WHAT THE PAPERS SAY: Unforgettable summer as Olympic extravaganza ends
The curtain came down on an unforgettable summer of sport in London on Sunday, September 10 with a worldwide audience of over a billion watching the closing ceremony of the Paralympic Games.
Panama's athletic participation in the games was muted by disappointing performances, with calls arising for more government support, as the battling local Olympic committee tries to resolve its differences and local athletes plan four years of preparation for Rio.
Kim Gavin's spectacular followed in the footsteps of the three previous events at the Olympic stadium in Stratford. "The fourth and final London ceremony, entitled Festival of the Flame and linked to its three predecessors by Shakespeare's The Tempest, focused on Britain's pagan traditions, influenced by harvest and fire, that have evolved into modern-day carnivals of film, comedy and literature," said The Times.
Featuring steampunk costumes, metallic dinosaurs and characters called Dreamers, Wind Gremlins and Fireflies played by dancers and acrobats, the show was "as mad as it was marvellous" according to the Metro.
Music was provided by Coldplay, who performed on a stage in the shape of a sundial in the middle of the stadium, and were joined by Rihanna and rap superstar Jay-Z.
"Like the Olympic curtain-dropper, this one imitated the music festivals that pepper the British summer landscape. When the sport stops here, out comes the jukebox. London 2012 has turned even Britain’s great musical industry into a support act," stated The Daily Telegraph.
The ceremony was a "mix [of] surreal celebration of all that had been achieved with the melancholia of time passing," noted The Guardian, which also said that the 'pixels' in the crowd were once again the stars of the show as they "effectively turned the entire seating bowl into a giant video screen".
Even the Daily Mail was impressed. "Forget all the political controversy that followed the opening ceremony of the Games proper, artistic director Kim Gavin’s show was unashamedly melodramatic theatre at its British best," it purred.
"At the heart of the extravaganza were many of the 4,200 athletes whose endeavour has proven once and for all that the Paralympics is a stage for elite sport regardless of body shape," said The Independent. David Weir and Sarah Storey, who won four golds each, carried the British flag and there were poignant scenes as the Paralympic flame was extinguished by two other stars, swimmer Ellie Simmonds and sprinter Jonnie Peacock.
Sir Philip Craven, the president of the International Paralympic Committee, declared that the Games had been "unique" and proclaimed them to have been "the greatest Paralympics ever". Lord Coe, the chairman of London 2012 said the entire summer's events had been stamped with the words "made in Britain".
It has been quite a summer and one that appears to have taken its toll on Times columnist Simon Barnes, who went into hyperbolic overdrive as he summed up the events of the last few weeks.

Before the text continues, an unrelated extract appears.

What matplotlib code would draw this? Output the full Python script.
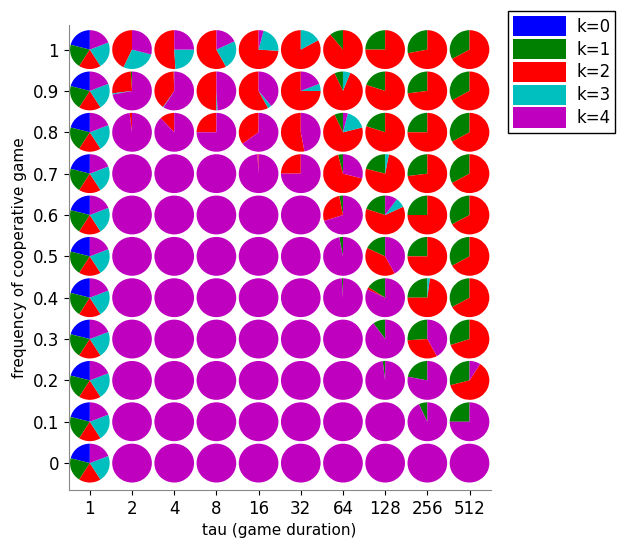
import matplotlib
matplotlib.use("Agg")
import matplotlib.pyplot as plt
from matplotlib.patches import Patch

taus = ["1", "2", "4", "8", "16", "32", "64", "128", "256", "512"]
freqs = ["0", "0.1", "0.2", "0.3", "0.4", "0.5", "0.6", "0.7", "0.8", "0.9", "1"]
labels = ["k=0", "k=1", "k=2", "k=3", "k=4"]
colors = ["#0000FF", "#008000", "#FF0000", "#00BFBF", "#BF00BF"]

# shares of k=0..4 per pie, rows listed from freq=1 down to freq=0, columns tau=1..512
mixed = [0.21, 0.20, 0.18, 0.22, 0.19]
M = [0, 0, 0, 0, 1]
row_10 = [mixed, [0, 0, .43, .28, .29], [0, 0, .51, .24, .25], [0, 0, .58, .24, .18],
          [0, 0, .74, .22, .04], [0, 0, .83, .17, 0], [0, .11, .89, 0, 0],
          [0, .25, .75, 0, 0], [0, .28, .72, 0, 0], [0, .33, .67, 0, 0]]
row_09 = [mixed, [0, .01, .26, .01, .72], [0, .005, .40, .005, .59], [0, 0, .5, .01, .49],
          [0, 0, .58, .03, .39], [0, 0, .75, .06, .19], [0, .07, .87, .06, 0],
          [0, .2, .8, 0, 0], [0, .27, .73, 0, 0], [0, .33, .67, 0, 0]]
row_08 = [mixed, [0, 0, .02, 0, .98], [0, 0, .12, 0, .88], [0, 0, .25, 0, .75],
          [0, 0, .35, 0, .65], [0, 0, .53, 0, .47], [0, .07, .72, .17, .04],
          [0, .2, .8, 0, 0], [0, .25, .75, 0, 0], [0, .33, .67, 0, 0]]
row_07 = [mixed, M, M, M, [0, 0, .01, 0, .99], [0, 0, .25, 0, .75], [0, .04, .67, 0, .29],
          [0, .21, .76, .03, 0], [0, .27, .73, 0, 0], [0, .33, .67, 0, 0]]
row_06 = [mixed, M, M, M, M, M, [0, .03, .27, 0, .70],
          [0, .2, .62, .08, .10], [0, .25, .75, 0, 0], [0, .33, .67, 0, 0]]
row_05 = [mixed, M, M, M, M, M, [0, .03, 0, 0, .97],
          [0, .18, .40, 0, .42], [0, .25, .75, 0, 0], [0, .33, .67, 0, 0]]
row_04 = [mixed, M, M, M, M, M, [0, .01, 0, 0, .99],
          [0, .16, .02, 0, .82], [0, .25, .73, .02, 0], [0, .33, .67, 0, 0]]
row_03 = [mixed, M, M, M, M, M, M, [0, .1, 0, 0, .9], [0, .26, .32, 0, .42], [0, .3, .7, 0, 0]]
row_02 = [mixed, M, M, M, M, M, M, [0, .02, 0, 0, .98], [0, .22, 0, 0, .78], [0, .29, .62, 0, .09]]
row_01 = [mixed, M, M, M, M, M, M, M, [0, .07, 0, 0, .93], [0, .25, 0, 0, .75]]
row_00 = [mixed, M, M, M, M, M, M, M, M, M]
rows = [row_00, row_01, row_02, row_03, row_04, row_05, row_06, row_07, row_08, row_09, row_10]

fig = plt.figure(figsize=(6.25, 5.46), dpi=100)
ax = fig.add_axes([0.110, 0.1026, 0.675, 0.852])

for j, row in enumerate(rows):
    for i, shares in enumerate(row):
        keep = [k for k, v in enumerate(shares) if v > 0]
        ax.pie([shares[k] for k in keep], colors=[colors[k] for k in keep],
               center=(i + 1, j), radius=0.47, startangle=90, counterclock=True,
               frame=True, wedgeprops=dict(linewidth=0))

ax.set_aspect("auto")
ax.set_xlim(0.5, 10.5)
ax.set_ylim(-0.65, 10.6)
ax.set_xticks(range(1, 11))
ax.set_xticklabels(taus, fontsize=12)
ax.set_yticks(range(11))
ax.set_yticklabels(freqs, fontsize=12)
ax.set_xlabel("tau (game duration)", fontsize=11)
ax.set_ylabel("frequency of cooperative game", fontsize=11)
for s in ax.spines.values():
    s.set_color("#888888")
ax.spines["top"].set_visible(False)
ax.spines["right"].set_visible(False)

handles = [Patch(facecolor=c, edgecolor="none", label=l) for c, l in zip(colors, labels)]
fig.legend(handles=handles, loc="upper right", bbox_to_anchor=(0.998, 0.995),
           fontsize=12, handlelength=3.2, handleheight=1.5, fancybox=False,
           edgecolor="black", framealpha=1, borderpad=0.3, labelspacing=0.15,
           handletextpad=0.6)

fig.savefig("out.png", dpi=100)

"It wasn't the finest summer of sport we have ever known: it was much better than that," he raved. "It was the finest celebration of humanity in a quarter of a million years of our existence. It was the best party in the history of the human race."
Prime Minister David Cameron was slightly more circumspect and even cautioned that now it is all over "the spirit will fade a little". Unlike Barnes, he was even able to find a parallel event in human history.
"The Olympics and the Paralympics has given us all a tremendous lift and memories we will be talking about for generations to come," he said. "I believe it will be something like 1966, something that we will tell our children and then their children about for years to come."